Written request = Leaving out every picture, copy the lines of the data exactly, from the first through the line containing "import numpy as np".

Collected material =
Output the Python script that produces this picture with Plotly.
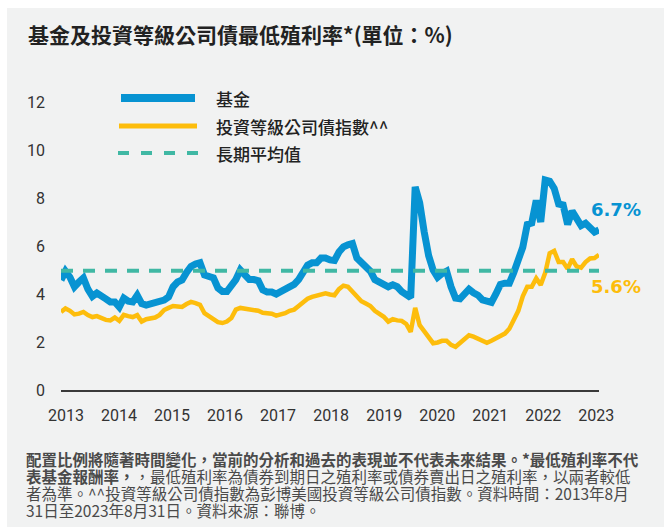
import plotly.graph_objects as go
import numpy as np

# ---------------- data ----------------
fund = [4.58, 4.95, 4.70, 4.30, 4.50, 4.67, 4.20, 3.90, 4.04, 3.95,
        3.80, 3.67, 3.67, 3.46, 3.83, 3.70, 3.67, 3.95, 3.60, 3.54,
        3.60, 3.67, 3.67, 3.75, 3.88, 4.30, 4.50, 4.58, 4.90, 5.15,
        5.25, 5.30, 4.79, 4.70, 4.67, 4.25, 4.10, 4.10, 4.30, 4.60,
        5.00, 4.79, 4.60, 4.60, 4.55, 4.17, 4.08, 4.08, 4.00, 4.10,
        4.20, 4.30, 4.40, 4.60, 4.88, 5.20, 5.30, 5.30, 5.50, 5.50,
        5.42, 5.40, 5.75, 5.96, 6.05, 6.10, 5.50, 5.30, 5.15, 4.95,
        4.60, 4.48, 4.35, 4.30, 4.38, 4.30, 4.10, 3.95, 3.85, 8.46,
        7.80, 6.60, 5.60, 5.00, 4.70, 4.85, 4.95, 4.30, 3.83, 3.80,
        4.00, 4.20, 4.05, 3.95, 3.75, 3.67, 3.65, 4.00, 4.40, 4.45,
        4.45, 4.90, 5.50, 5.95, 6.90, 6.96, 7.90, 7.00, 8.75, 8.70,
        8.40, 7.75, 7.71, 6.90, 7.45, 7.10, 6.85, 6.95, 6.75, 6.58,
        6.67]
ig_index = [3.25, 3.40, 3.30, 3.15, 3.18, 3.25, 3.12, 3.04, 3.08, 3.00,
            2.92, 2.90, 3.02, 2.88, 3.13, 3.08, 3.04, 3.12, 2.85, 2.95,
            3.00, 3.02, 3.13, 3.33, 3.42, 3.50, 3.48, 3.46, 3.58, 3.67,
            3.62, 3.55, 3.20, 3.08, 3.00, 2.83, 2.79, 2.85, 3.00, 3.35,
            3.42, 3.40, 3.38, 3.35, 3.30, 3.22, 3.20, 3.18, 3.10, 3.15,
            3.20, 3.30, 3.35, 3.50, 3.67, 3.80, 3.88, 3.92, 3.98, 4.03,
            3.98, 3.95, 4.20, 4.35, 4.30, 4.10, 3.90, 3.70, 3.60, 3.50,
            3.30, 3.20, 3.05, 2.85, 2.95, 2.90, 2.88, 2.75, 2.42, 3.42,
            2.70, 2.45, 2.22, 1.95, 1.98, 2.05, 2.05, 1.88, 1.80, 1.95,
            2.10, 2.28, 2.22, 2.15, 2.05, 1.97, 2.05, 2.15, 2.25, 2.35,
            2.55, 2.95, 3.30, 3.90, 4.30, 4.30, 4.65, 4.38, 4.88, 5.70,
            5.80, 5.33, 5.33, 5.05, 5.45, 5.15, 5.10, 5.33, 5.48, 5.50,
            5.63]
long_avg = 4.97
year_labels = ["2013", "2014", "2015", "2016", "2017", "2018",
               "2019", "2020", "2021", "2022", "2023"]
y_ticks = [0, 2, 4, 6, 8, 10, 12]
series_names = ["基金", "投資等級公司債指數^^", "長期平均值"]
end_labels = ["6.7%", "5.6%"]

title_text = "基金及投資等級公司債最低殖利率*(單位：%)"
foot_lines = [
    "<b>配置比例將隨著時間變化，當前的分析和過去的表現並不代表未來結果。*最低殖利率不代</b>",
    "<b>表基金報酬率，</b>，最低殖利率為債券到期日之殖利率或債券賣出日之殖利率，以兩者較低",
    "者為準。^^投資等級公司債指數為彭博美國投資等級公司債指數。資料時間：2013年8月",
    "31日至2023年8月31日。資料來源：聯博。",
]

# ---------------- styles ----------------
BLUE = "#0793d2"
YELLOW = "#fdbd0c"
TEAL = "#40b8a4"
BG = "#f1f2f2"
CJK = "Noto Sans CJK TC"
NUM = "Roboto"

W, H = 664, 527
L, R, T, B = 61, 65, 78, 137
pw, ph = W - L - R, H - T - B


def px(x):
    return (x - L) / pw


def py(y):
    return 1 - (y - T) / ph


months = list(range(len(fund)))
n = len(fund) - 1

fig = go.Figure()
fig.add_trace(go.Scatter(x=months, y=ig_index, mode="lines",
                         line=dict(color=YELLOW, width=4.5),
                         name=series_names[1], showlegend=False, hoverinfo="skip"))
fig.add_trace(go.Scatter(x=months, y=fund, mode="lines",
                         line=dict(color=BLUE, width=7),
                         name=series_names[0], showlegend=False, hoverinfo="skip"))
fig.add_trace(go.Scatter(x=[months[0], months[-1]], y=[long_avg, long_avg], mode="lines",
                         line=dict(color=TEAL, width=4, dash="12px,10px"),
                         name=series_names[2], showlegend=False, hoverinfo="skip"))

shapes = []
# grey panel
shapes.append(dict(type="rect", xref="paper", yref="paper",
                   x0=px(7), x1=px(W + 2), y0=py(8), y1=py(H + 2),
                   fillcolor=BG, line=dict(width=0), layer="below"))
# legend samples
leg_y = [98, 126, 153]
shapes.append(dict(type="line", xref="paper", yref="paper",
                   x0=px(121), x1=px(195), y0=py(leg_y[0]), y1=py(leg_y[0]),
                   line=dict(color=BLUE, width=8)))
shapes.append(dict(type="line", xref="paper", yref="paper",
                   x0=px(119), x1=px(197), y0=py(leg_y[1]), y1=py(leg_y[1]),
                   line=dict(color=YELLOW, width=5)))
shapes.append(dict(type="line", xref="paper", yref="paper",
                   x0=px(118), x1=px(199), y0=py(leg_y[2]), y1=py(leg_y[2]),
                   line=dict(color=TEAL, width=4, dash="11px,12px")))

annotations = []
for name, yy in zip(series_names, leg_y):
    annotations.append(dict(text=name, xref="paper", yref="paper",
                            x=px(214), y=py(yy), xanchor="left", yanchor="middle",
                            showarrow=False,
                            font=dict(family=CJK, size=17, color="#222", weight=500)))

# end labels
annotations.append(dict(text=end_labels[0], x=months[-1], y=fund[-1],
                        xanchor="left", yanchor="middle", xshift=-10, yshift=20,
                        showarrow=False,
                        font=dict(family="DejaVu Sans", size=18, color=BLUE, weight="bold")))
annotations.append(dict(text=end_labels[1], x=months[-1], y=ig_index[-1],
                        xanchor="left", yanchor="middle", xshift=-10, yshift=-32,
                        showarrow=False,
                        font=dict(family="DejaVu Sans", size=18, color=YELLOW, weight="bold")))

# title
annotations.append(dict(text=title_text, xref="paper", yref="paper",
                        x=px(26), y=py(34), xanchor="left", yanchor="middle",
                        showarrow=False,
                        font=dict(family=CJK, size=21, color="#222", weight="bold")))

# footnote
foot_y = [459, 476, 493, 510]
for line, yy in zip(foot_lines, foot_y):
    annotations.append(dict(text=line, xref="paper", yref="paper",
                            x=px(24), y=py(yy), xanchor="left", yanchor="middle",
                            showarrow=False,
                            font=dict(family=CJK, size=15.5, color="#4a4a4a")))

tickpos = list(np.linspace(1.1, 119.4, len(year_labels)))

fig.update_layout(
    width=W, height=H,
    margin=dict(l=L, r=R, t=T, b=B),
    paper_bgcolor="white",
    plot_bgcolor="rgba(0,0,0,0)",
    showlegend=False,
    shapes=shapes,
    annotations=annotations,
    xaxis=dict(range=[0, n], tickvals=tickpos, ticktext=year_labels,
               showgrid=False, zeroline=False, showline=True,
               linecolor="#3a3a3a", linewidth=1.5, ticks="",
               tickfont=dict(family=NUM, size=16, color="#333"),
               ticklabelstandoff=10, fixedrange=True),
    yaxis=dict(range=[0, 13], tickvals=y_ticks,
               showgrid=False, zeroline=False, showline=False, ticks="",
               tickfont=dict(family=NUM, size=16, color="#333"),
               ticklabelstandoff=15, fixedrange=True),
)

fig.write_html("out.html",
               config={"displayModeBar": False, "staticPlot": True},
               post_script="document.body.style.margin='0';document.body.style.overflow='hidden';")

Result =
Output the Python script that produces this picture with Plotly.
import plotly.graph_objects as go
import numpy as np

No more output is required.